Repeat exactly what appears from the opening line of the listing to the line with "q_data = q_low + q_high", inclusive.

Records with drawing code
= = = = = = =

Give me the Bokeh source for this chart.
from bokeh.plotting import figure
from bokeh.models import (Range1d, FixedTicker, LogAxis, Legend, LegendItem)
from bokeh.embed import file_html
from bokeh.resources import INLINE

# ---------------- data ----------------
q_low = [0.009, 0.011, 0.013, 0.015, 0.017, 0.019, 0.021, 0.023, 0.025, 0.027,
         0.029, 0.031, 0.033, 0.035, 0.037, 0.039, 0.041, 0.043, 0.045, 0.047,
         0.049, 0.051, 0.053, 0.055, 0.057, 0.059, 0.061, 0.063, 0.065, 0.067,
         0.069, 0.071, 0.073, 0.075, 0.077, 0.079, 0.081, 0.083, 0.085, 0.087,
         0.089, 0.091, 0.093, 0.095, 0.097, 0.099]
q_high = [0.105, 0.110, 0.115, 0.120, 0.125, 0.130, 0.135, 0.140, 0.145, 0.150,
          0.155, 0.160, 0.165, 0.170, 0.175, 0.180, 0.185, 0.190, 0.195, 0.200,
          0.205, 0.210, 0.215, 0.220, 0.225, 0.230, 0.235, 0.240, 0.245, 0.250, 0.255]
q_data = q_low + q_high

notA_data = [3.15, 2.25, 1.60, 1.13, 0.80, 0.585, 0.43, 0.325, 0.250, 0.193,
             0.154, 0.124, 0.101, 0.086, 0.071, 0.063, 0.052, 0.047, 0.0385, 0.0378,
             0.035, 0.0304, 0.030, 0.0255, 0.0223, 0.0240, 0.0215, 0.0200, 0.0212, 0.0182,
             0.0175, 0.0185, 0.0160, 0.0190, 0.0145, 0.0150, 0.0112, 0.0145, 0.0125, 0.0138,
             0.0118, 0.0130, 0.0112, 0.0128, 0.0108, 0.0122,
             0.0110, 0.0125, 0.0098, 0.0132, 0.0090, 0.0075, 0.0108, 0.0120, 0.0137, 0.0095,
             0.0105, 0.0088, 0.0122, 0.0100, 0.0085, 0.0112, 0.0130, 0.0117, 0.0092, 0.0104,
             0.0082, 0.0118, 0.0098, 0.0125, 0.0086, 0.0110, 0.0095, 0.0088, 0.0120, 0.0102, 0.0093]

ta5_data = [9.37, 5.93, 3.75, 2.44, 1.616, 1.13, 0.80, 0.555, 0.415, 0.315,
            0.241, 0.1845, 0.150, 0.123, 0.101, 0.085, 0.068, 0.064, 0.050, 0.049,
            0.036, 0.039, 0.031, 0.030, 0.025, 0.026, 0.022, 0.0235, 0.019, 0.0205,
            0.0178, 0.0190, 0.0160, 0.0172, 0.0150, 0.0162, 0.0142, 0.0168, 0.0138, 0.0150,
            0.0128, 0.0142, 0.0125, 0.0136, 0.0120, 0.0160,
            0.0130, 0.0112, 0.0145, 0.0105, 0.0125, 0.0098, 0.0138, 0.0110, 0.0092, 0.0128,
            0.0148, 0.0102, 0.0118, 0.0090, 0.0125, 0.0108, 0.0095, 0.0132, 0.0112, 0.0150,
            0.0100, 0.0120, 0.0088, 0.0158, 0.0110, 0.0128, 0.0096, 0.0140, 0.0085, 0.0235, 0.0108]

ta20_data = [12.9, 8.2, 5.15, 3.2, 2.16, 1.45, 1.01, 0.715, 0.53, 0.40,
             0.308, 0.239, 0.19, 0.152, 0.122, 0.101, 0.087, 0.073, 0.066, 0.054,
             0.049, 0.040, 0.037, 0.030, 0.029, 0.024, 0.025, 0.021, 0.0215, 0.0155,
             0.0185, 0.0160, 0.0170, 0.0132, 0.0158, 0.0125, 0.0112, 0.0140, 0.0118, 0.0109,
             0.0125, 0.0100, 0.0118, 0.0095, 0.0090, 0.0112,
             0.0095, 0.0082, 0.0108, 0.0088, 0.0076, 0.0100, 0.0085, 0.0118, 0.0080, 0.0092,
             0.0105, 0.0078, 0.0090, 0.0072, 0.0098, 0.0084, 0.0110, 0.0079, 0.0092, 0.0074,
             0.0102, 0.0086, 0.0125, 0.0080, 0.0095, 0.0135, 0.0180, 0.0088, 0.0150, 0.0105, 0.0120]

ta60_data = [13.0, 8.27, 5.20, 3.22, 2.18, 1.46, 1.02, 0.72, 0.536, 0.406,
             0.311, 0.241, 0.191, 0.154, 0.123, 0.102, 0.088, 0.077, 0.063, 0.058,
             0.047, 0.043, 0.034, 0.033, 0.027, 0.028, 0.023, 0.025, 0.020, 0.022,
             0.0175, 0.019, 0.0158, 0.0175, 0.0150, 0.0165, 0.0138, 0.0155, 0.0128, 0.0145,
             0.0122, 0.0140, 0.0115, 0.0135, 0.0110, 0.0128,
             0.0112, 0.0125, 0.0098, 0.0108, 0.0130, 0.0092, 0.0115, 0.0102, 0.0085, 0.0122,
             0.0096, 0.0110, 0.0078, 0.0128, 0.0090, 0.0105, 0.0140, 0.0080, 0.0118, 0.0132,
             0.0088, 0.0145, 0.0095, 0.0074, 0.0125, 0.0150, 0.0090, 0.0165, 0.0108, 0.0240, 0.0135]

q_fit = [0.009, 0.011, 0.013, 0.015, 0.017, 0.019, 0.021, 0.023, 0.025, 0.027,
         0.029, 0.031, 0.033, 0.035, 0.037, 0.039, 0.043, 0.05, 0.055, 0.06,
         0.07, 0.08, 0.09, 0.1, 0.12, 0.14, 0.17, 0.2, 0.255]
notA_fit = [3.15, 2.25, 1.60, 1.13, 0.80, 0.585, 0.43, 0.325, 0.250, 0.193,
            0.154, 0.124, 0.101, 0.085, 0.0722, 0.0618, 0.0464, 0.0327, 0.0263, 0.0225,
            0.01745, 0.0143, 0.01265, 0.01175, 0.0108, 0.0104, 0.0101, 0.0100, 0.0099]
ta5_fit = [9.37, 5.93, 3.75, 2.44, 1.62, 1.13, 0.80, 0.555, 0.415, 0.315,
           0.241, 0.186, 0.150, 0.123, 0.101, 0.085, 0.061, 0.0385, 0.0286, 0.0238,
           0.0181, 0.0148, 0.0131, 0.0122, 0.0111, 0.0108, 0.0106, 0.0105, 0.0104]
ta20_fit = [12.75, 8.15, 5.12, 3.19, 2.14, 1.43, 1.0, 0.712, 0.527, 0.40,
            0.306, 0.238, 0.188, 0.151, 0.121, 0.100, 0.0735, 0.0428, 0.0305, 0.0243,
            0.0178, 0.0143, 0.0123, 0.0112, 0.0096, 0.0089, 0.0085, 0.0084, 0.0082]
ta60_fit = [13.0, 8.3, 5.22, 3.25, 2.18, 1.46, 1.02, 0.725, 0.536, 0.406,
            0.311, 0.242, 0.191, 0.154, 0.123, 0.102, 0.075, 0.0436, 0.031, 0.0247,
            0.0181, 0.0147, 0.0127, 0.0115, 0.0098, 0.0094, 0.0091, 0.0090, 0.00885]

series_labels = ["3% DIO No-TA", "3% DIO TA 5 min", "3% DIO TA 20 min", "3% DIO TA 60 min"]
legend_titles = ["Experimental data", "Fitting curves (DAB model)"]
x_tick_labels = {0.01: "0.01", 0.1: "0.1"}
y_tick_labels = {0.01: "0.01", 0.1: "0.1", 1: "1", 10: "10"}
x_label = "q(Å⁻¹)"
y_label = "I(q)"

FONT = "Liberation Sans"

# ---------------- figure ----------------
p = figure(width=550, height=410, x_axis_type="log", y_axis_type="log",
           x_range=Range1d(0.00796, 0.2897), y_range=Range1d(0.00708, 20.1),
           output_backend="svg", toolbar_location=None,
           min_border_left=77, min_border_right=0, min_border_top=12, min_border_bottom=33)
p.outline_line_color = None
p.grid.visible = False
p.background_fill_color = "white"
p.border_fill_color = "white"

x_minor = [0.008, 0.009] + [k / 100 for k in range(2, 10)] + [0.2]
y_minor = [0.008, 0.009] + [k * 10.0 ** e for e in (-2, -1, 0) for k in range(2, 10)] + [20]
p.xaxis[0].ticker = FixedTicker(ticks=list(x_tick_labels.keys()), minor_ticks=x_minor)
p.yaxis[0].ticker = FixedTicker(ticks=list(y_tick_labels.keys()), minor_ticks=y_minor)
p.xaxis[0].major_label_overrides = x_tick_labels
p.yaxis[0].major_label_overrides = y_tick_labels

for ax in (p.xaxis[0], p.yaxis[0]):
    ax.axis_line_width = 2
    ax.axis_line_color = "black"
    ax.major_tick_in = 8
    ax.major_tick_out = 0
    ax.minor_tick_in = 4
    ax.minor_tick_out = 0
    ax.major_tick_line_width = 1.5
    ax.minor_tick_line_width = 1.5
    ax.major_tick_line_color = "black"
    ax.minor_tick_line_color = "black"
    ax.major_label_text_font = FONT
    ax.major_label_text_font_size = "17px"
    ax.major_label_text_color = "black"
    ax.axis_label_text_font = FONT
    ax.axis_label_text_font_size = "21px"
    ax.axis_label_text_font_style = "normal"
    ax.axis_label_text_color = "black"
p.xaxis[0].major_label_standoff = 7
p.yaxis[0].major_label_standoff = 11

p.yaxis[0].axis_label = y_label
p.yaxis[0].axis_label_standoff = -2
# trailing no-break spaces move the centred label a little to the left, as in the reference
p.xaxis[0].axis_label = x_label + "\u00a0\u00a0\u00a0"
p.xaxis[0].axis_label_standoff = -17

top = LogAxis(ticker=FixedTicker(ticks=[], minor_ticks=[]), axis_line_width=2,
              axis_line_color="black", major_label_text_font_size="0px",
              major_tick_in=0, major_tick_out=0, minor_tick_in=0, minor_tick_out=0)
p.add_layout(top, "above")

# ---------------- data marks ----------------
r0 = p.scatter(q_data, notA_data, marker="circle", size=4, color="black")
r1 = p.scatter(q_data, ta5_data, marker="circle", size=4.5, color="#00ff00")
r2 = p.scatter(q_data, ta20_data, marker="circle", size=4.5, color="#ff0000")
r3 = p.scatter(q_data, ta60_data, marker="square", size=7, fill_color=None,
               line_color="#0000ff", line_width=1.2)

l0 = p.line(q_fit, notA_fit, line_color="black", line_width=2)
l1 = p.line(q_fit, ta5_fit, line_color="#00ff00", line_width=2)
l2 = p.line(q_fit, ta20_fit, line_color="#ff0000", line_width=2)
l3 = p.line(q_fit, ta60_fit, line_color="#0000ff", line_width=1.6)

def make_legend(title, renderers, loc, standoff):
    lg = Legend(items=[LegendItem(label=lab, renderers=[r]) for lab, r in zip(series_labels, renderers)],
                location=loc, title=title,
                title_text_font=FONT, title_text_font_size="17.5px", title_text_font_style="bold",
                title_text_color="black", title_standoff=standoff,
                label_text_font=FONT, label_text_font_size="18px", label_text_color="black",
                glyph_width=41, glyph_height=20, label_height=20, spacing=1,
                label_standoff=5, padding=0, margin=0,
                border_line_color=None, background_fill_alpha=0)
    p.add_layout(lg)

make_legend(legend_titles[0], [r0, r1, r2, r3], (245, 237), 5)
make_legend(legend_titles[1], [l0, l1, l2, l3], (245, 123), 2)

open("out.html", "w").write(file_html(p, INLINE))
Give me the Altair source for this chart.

= = = = = = =

→ Expected answer
Give me the Bokeh source for this chart.
from bokeh.plotting import figure
from bokeh.models import (Range1d, FixedTicker, LogAxis, Legend, LegendItem)
from bokeh.embed import file_html
from bokeh.resources import INLINE

# ---------------- data ----------------
q_low = [0.009, 0.011, 0.013, 0.015, 0.017, 0.019, 0.021, 0.023, 0.025, 0.027,
         0.029, 0.031, 0.033, 0.035, 0.037, 0.039, 0.041, 0.043, 0.045, 0.047,
         0.049, 0.051, 0.053, 0.055, 0.057, 0.059, 0.061, 0.063, 0.065, 0.067,
         0.069, 0.071, 0.073, 0.075, 0.077, 0.079, 0.081, 0.083, 0.085, 0.087,
         0.089, 0.091, 0.093, 0.095, 0.097, 0.099]
q_high = [0.105, 0.110, 0.115, 0.120, 0.125, 0.130, 0.135, 0.140, 0.145, 0.150,
          0.155, 0.160, 0.165, 0.170, 0.175, 0.180, 0.185, 0.190, 0.195, 0.200,
          0.205, 0.210, 0.215, 0.220, 0.225, 0.230, 0.235, 0.240, 0.245, 0.250, 0.255]
q_data = q_low + q_high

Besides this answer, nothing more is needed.